Continuity of the Revuz correspondence under the absolute continuity condition
Ryoichiro Noda
TL;DR
This work addresses the continuity of the Revuz correspondence between positive continuous additive functionals (PCAFs) and smooth measures for symmetric Hunt processes with transition densities under the absolute continuity condition. It introduces a central inequality that bounds the distance between PCAFs by the distance between their $1$-potentials, enabling convergence results via killed-process techniques. Under uniform convergence of $1$-potentials, PCAFs converge in the local uniform topology in probability, and with strict-sense convergence plus conservativeness, convergence is uniform on compacts in probability (ucp). The results extend previous compactness-type findings and provide practical criteria for verifying convergence, improving understanding of the topological structure of the Revuz correspondence and its applications to time-changed processes. Collectively, the paper offers a rigorous framework for analyzing convergence of additive functionals in Dirichlet form settings and for constructing stable time-changed diffusions.
Abstract
In this paper, we consider symmetric Hunt processes that correspond to regular Dirichlet forms and satisfy the absolute continuity condition, i.e., processes possess transition densities.
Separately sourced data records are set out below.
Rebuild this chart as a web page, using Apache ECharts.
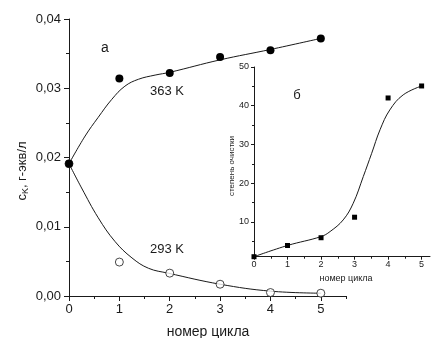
<!DOCTYPE html>
<html>
<head>
<meta charset="utf-8">
<script src="https://cdn.jsdelivr.net/npm/echarts@6/dist/echarts.min.js"></script>
<style>
  html, body { margin: 0; padding: 0; background: #fff; }
  #chart { width: 431px; height: 338px; }
</style>
</head>
<body>
<div id="chart"></div>
<script>
// Main panel (а): concentration vs cycle number
const cycles = [0, 1, 2, 3, 4, 5];
const conc363 = [0.0191, 0.0314, 0.0322, 0.0345, 0.0355, 0.0372];
const conc293 = [0.0191, 0.0049, 0.0033, 0.0017, 0.0005, 0.0004];

// Fitted curves traced through the panel
const fit363X = [0, 0.32, 0.58, 0.85, 1.11, 1.38, 1.71, 2, 3, 4, 5];
const fit363Y = [0.0191, 0.0231, 0.0258, 0.0284, 0.0303, 0.0313, 0.0319, 0.0323, 0.0341, 0.0356, 0.0372];
const fit293X = [0, 0.25, 0.58, 0.91, 1.25, 1.58, 1.97, 3, 4, 5];
const fit293Y = [0.0191, 0.0156, 0.0113, 0.0079, 0.0055, 0.0040, 0.0033, 0.0017, 0.0007, 0.0004];

// Inset (б): degree of purification vs cycle number
const insetCycles = [0, 1, 2, 3, 4, 5];
const purification = [1.0, 3.9, 5.9, 11.2, 42.0, 45.1];
const fitInsetX = [0, 1, 2, 2.27, 2.66, 2.96, 3.26, 3.51, 3.76, 4.05, 4.45, 5];
const fitInsetY = [1.0, 3.9, 6.2, 7.5, 10.5, 14.8, 21.7, 27.7, 33.8, 38.9, 42.8, 45.1];

// Tick values
const mainXMajor = [0, 1, 2, 3, 4, 5];
const mainXMinor = [0.5, 1.5, 2.5, 3.5, 4.5, 5.5];
const mainYMajor = [0, 0.01, 0.02, 0.03, 0.04];
const mainYMinor = [0.005, 0.015, 0.025, 0.035];
const insetXMajor = [0, 1, 2, 3, 4, 5];
const insetXMinor = [0.5, 1.5, 2.5, 3.5, 4.5];
const insetYMajor = [10, 20, 30, 40, 50];
const insetYMinor = [5, 15, 25, 35, 45];

const FONT = 'Liberation Sans, Arial, sans-serif';
const INK = '#1a1a1a';

const pairs = (xs, ys) => xs.map((x, i) => [x, ys[i]]);

// One value axis; major axes carry line + labels, minor axes only short ticks
function axis(opts) {
  return {
    type: 'value',
    gridIndex: opts.grid,
    position: opts.position,
    min: opts.min,
    max: opts.max,
    splitLine: { show: false },
    axisLine: { show: opts.major, onZero: false, lineStyle: { color: INK, width: 1 } },
    axisTick: {
      show: true, inside: false, length: opts.tickLen,
      customValues: opts.ticks, lineStyle: { color: INK, width: 1 }
    },
    axisLabel: opts.major ? {
      show: true, customValues: opts.ticks, margin: opts.margin,
      color: INK, fontFamily: FONT, fontSize: opts.fontSize,
      formatter: opts.fmt
    } : { show: false }
  };
}

const mainYFmt = v => v.toFixed(2).replace('.', ',');
const intFmt = v => String(Math.round(v));

const chart = echarts.init(document.getElementById('chart'), null, { renderer: 'canvas' });

chart.setOption({
  animation: false,
  backgroundColor: '#fff',
  grid: [
    { left: 69, top: 19, width: 277, height: 277 },
    { left: 254, top: 67, width: 176, height: 189.7 }
  ],
  xAxis: [
    axis({ grid: 0, position: 'bottom', min: 0, max: 5.5, major: true, ticks: mainXMajor, tickLen: 5, margin: 7, fontSize: 13, fmt: intFmt }),
    axis({ grid: 0, position: 'bottom', min: 0, max: 5.5, major: false, ticks: mainXMinor, tickLen: 3 }),
    axis({ grid: 1, position: 'bottom', min: 0, max: 5.25, major: true, ticks: insetXMajor, tickLen: 3, margin: 3, fontSize: 9, fmt: intFmt }),
    axis({ grid: 1, position: 'bottom', min: 0, max: 5.25, major: false, ticks: insetXMinor, tickLen: 2 })
  ],
  yAxis: [
    axis({ grid: 0, position: 'left', min: 0, max: 0.04, major: true, ticks: mainYMajor, tickLen: 5, margin: 8, fontSize: 13, fmt: mainYFmt }),
    axis({ grid: 0, position: 'left', min: 0, max: 0.04, major: false, ticks: mainYMinor, tickLen: 3 }),
    axis({ grid: 1, position: 'left', min: 1, max: 50, major: true, ticks: insetYMajor, tickLen: 3, margin: 5, fontSize: 9, fmt: intFmt }),
    axis({ grid: 1, position: 'left', min: 1, max: 50, major: false, ticks: insetYMinor, tickLen: 2 })
  ],
  series: [
    {
      type: 'line', xAxisIndex: 0, yAxisIndex: 0, smooth: 0.4, symbol: 'none', clip: false,
      lineStyle: { color: INK, width: 1 }, data: pairs(fit363X, fit363Y), z: 2
    },
    {
      type: 'line', xAxisIndex: 0, yAxisIndex: 0, smooth: 0.4, symbol: 'none', clip: false,
      lineStyle: { color: INK, width: 1 }, data: pairs(fit293X, fit293Y), z: 2
    },
    {
      type: 'scatter', xAxisIndex: 0, yAxisIndex: 0, symbol: 'circle', symbolSize: 8, clip: false,
      itemStyle: { color: '#fff', borderColor: INK, borderWidth: 1 },
      data: pairs(cycles, conc293), z: 3
    },
    {
      type: 'scatter', xAxisIndex: 0, yAxisIndex: 0, symbol: 'circle', symbolSize: 8, clip: false,
      itemStyle: { color: '#000', opacity: 1 },
      data: pairs(cycles, conc363), z: 4
    },
    {
      type: 'line', xAxisIndex: 2, yAxisIndex: 2, smooth: 0.4, symbol: 'none', clip: false,
      lineStyle: { color: INK, width: 1 }, data: pairs(fitInsetX, fitInsetY), z: 2
    },
    {
      type: 'scatter', xAxisIndex: 2, yAxisIndex: 2, symbol: 'rect', symbolSize: 5, clip: false,
      itemStyle: { color: '#000', opacity: 1 },
      data: pairs(insetCycles, purification), z: 3
    }
  ],
  graphic: [
    {
      type: 'text', x: 22, y: 171, rotation: Math.PI / 2,
      style: {
        text: '{m|c}{s|K}{m|, г-экв/л}',
        align: 'center', verticalAlign: 'middle', fill: INK,
        rich: {
          m: { fontFamily: FONT, fontSize: 13, fill: INK, lineHeight: 16 },
          s: { fontFamily: FONT, fontSize: 9, fill: INK, lineHeight: 16, padding: [8, 0, 0, 0] }
        }
      }
    },
    { type: 'text', x: 208, y: 332, style: { text: 'номер цикла', align: 'center', verticalAlign: 'middle', fill: INK, font: '14px ' + FONT } },
    { type: 'text', x: 105, y: 48, style: { text: 'а', align: 'center', verticalAlign: 'middle', fill: INK, font: '14px ' + FONT } },
    { type: 'text', x: 150, y: 91, style: { text: '363 K', align: 'left', verticalAlign: 'middle', fill: INK, font: '13px ' + FONT } },
    { type: 'text', x: 150, y: 249, style: { text: '293 K', align: 'left', verticalAlign: 'middle', fill: INK, font: '13px ' + FONT } },
    { type: 'text', x: 297, y: 95, style: { text: 'б', align: 'center', verticalAlign: 'middle', fill: INK, font: '13px ' + FONT } },
    { type: 'text', x: 346, y: 279, style: { text: 'номер цикла', align: 'center', verticalAlign: 'middle', fill: INK, font: '9px ' + FONT } },
    { type: 'text', x: 232, y: 166, rotation: Math.PI / 2, style: { text: 'степень очистки', align: 'center', verticalAlign: 'middle', fill: INK, font: '8px ' + FONT } }
  ]
});
</script>
</body>
</html>
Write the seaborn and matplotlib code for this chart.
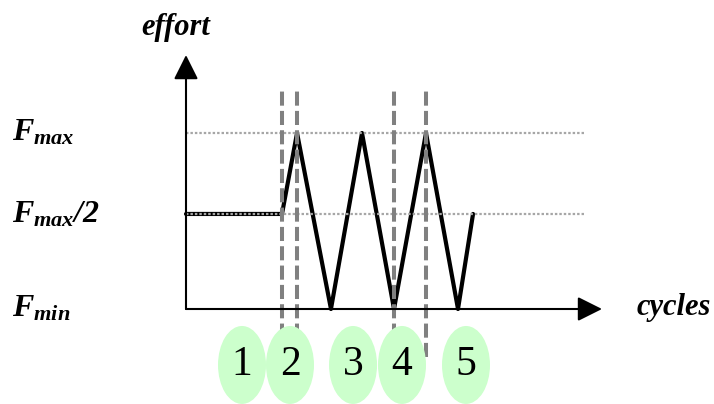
import matplotlib
matplotlib.use("Agg")
import matplotlib.pyplot as plt
import seaborn as sns
import pandas as pd
import numpy as np
from matplotlib.patches import Ellipse

sns.set_theme(style="white")
plt.rcParams['font.family'] = ['Liberation Serif', 'DejaVu Serif']
plt.rcParams['text.color'] = 'black'
plt.rcParams['mathtext.fontset'] = 'custom'
plt.rcParams['mathtext.it'] = 'Liberation Serif:italic:bold'
plt.rcParams['mathtext.rm'] = 'Liberation Serif:italic:bold'
plt.rcParams['mathtext.bf'] = 'Liberation Serif:italic:bold'

# ---- data ----
# effort signal (x in half-cycle units, y relative to Fmax)
signal_x = [0.0, 3.0, 3.47, 4.53, 5.5, 6.5, 7.5, 8.5, 8.97]
signal_y = [0.54, 0.54, 1.0, 0.0, 1.0, 0.0, 1.0, 0.0, 0.54]
level_values = [1.0, 0.54, 0.0]
level_labels = [r'$F_{max}$', r'$F_{max}/2$', r'$F_{min}$']
dashed_x = [3.0, 3.47, 6.5, 7.5]
cycle_labels = ['1', '2', '3', '4', '5']
cycle_centers = [1.75, 3.25, 5.22, 6.75, 8.75]

# ---- figure ----
fig = plt.figure(figsize=(7.14, 4.04), dpi=100)
ax = fig.add_axes([0, 0, 1, 1])
ax.set_xlim(-5.8125, 16.5)
ax.set_ylim(-0.5398, 1.7557)
ax.axis('off')

# signal
df = pd.DataFrame({'x': signal_x, 'y': signal_y})
sns.lineplot(data=df, x='x', y='y', ax=ax, color='black', lw=3.0,
             sort=False, estimator=None, zorder=3)

# dotted level lines (Fmax and Fmax/2)
for lv in level_values[:2]:
    sns.lineplot(x=[0, 12.5], y=[lv, lv], ax=ax, color='#a6a6a6', lw=1.6,
                 linestyle=(0, (1.1, 0.9)), zorder=4, estimator=None)

# dashed vertical markers
for dx in dashed_x:
    ax.plot([dx, dx], [-0.27, 1.26], color='#808080', lw=2.9,
            dashes=(3.5, 1.3), zorder=5)

# axes with arrows
ax.annotate('', xy=(0, 1.443), xytext=(0, 0),
            arrowprops=dict(arrowstyle='-|>,head_length=1.0,head_width=0.5',
                            mutation_scale=15, color='black', lw=1.5,
                            shrinkA=0, shrinkB=0), zorder=6)
ax.annotate('', xy=(13.0, 0), xytext=(0, 0),
            arrowprops=dict(arrowstyle='-|>,head_length=1.0,head_width=0.5',
                            mutation_scale=15, color='black', lw=1.5,
                            shrinkA=0, shrinkB=0), zorder=6)

# cycle ellipses
for cx, lab in zip(cycle_centers, cycle_labels):
    ax.add_patch(Ellipse((cx, -0.318), 1.5, 0.443, facecolor='#ccffcc',
                         edgecolor='none', zorder=7))
    ax.text(cx, -0.318, lab, fontsize=30, ha='center', va='center',
            fontfamily='Liberation Serif', color='black', zorder=8)

# level labels
baselines = [0.96, 0.494, -0.045]
for lab, by in zip(level_labels, baselines):
    ax.text(-5.44, by, lab, fontsize=23, ha='left', va='baseline',
            color='black')

# axis titles
ax.text(-0.31, 1.557, 'effort', fontsize=22, fontweight='bold',
        fontstyle='italic', ha='center', va='baseline', color='black')
ax.text(14.09, -0.034, 'cycles', fontsize=22, fontweight='bold',
        fontstyle='italic', ha='left', va='baseline', color='black')

fig.savefig('out.png', dpi=100)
For such processes, the Revuz correspondence relates positive continuous additive functionals (PCAFs) to so-called smooth measures. We show the continuity of this correspondence. Specifically, we show that if the $1$-potentials of smooth measures converge (locally) uniformly as functions, then the associated PCAFs converge. This result is derived by directly estimating the distance between the PCAFs using the distance between the $1$-potentials of the associated smooth measures. Furthermore, in cases where the transition density is jointly continuous, we present sufficient conditions for the convergence of $1$-potentials based on the weak or vague convergence of smooth measures.